Guy Aldred - communism and religion, 1912

by Guy Aldred

image from Red Clydeside collection

Born in London in 1886, Guy Aldred made his first public impact at the age of 16 as a child evangelist. However, by the age of 18 he had become an atheist and shortly thereafter embarked on his life-long career as an exponent of anarcho-communism. During Aldred's lifetime he edited five periodicals, The Herald of Revolt, The Spur, The Commune, The Council, and The Word and had engaged in such diverse causes as that of Indian independence, the distribution of birth control literature and anti-war agitation and anti-conscription agitation during both World Wars.

Aldred suffered imprisonment several times throughout his political career for his beliefs and principles.
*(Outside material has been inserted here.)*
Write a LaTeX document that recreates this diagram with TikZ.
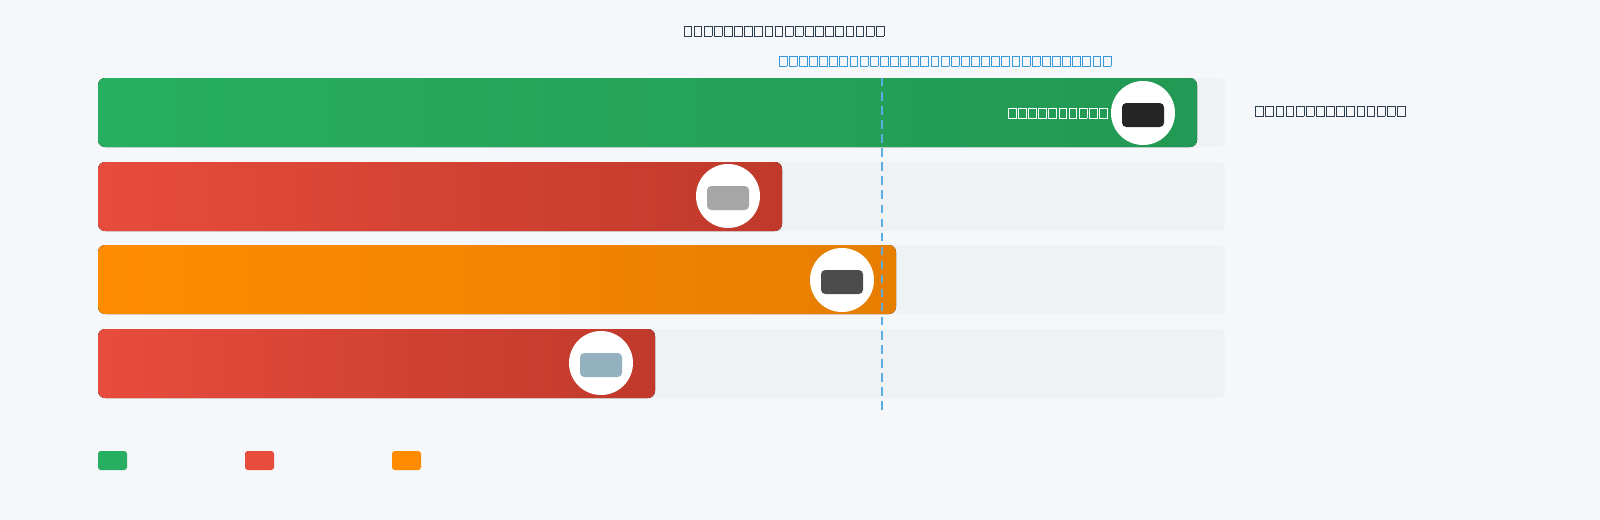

In addition to his years spent in prison as a conscientious objector during WW1, Aldred was also sentenced to a year's hard labour for publishing a banned Indian nationalist paper, The Indian Sociologist, in 1909. In 1922 he was sentenced to one year's imprisonment for referring in a pamphlet to his support for the 'Sinn Fein tactic' and in 1931 Aldred was prosecuted for speaking at a free speech meeting on Glasgow Green. Aldred along with John McGovern, then of the Independent Labour Party, and Harry McShane, a member of the CPGB were all fined for their participation in this meeting.

Aldred was deeply opposed to the Labour Party and the Trade Unions, he viewed both of them as 'reformist' organisation's run by careerists who were incapable of truly representing the working classes. Aldred was also deeply critical of the CPGB for their slavish adherence to Moscow and the party line, and Aldred was vociferous in his denunciation of what was happening in the USSR under Stalin, calling it a travesty of all he believed Communism to stand for.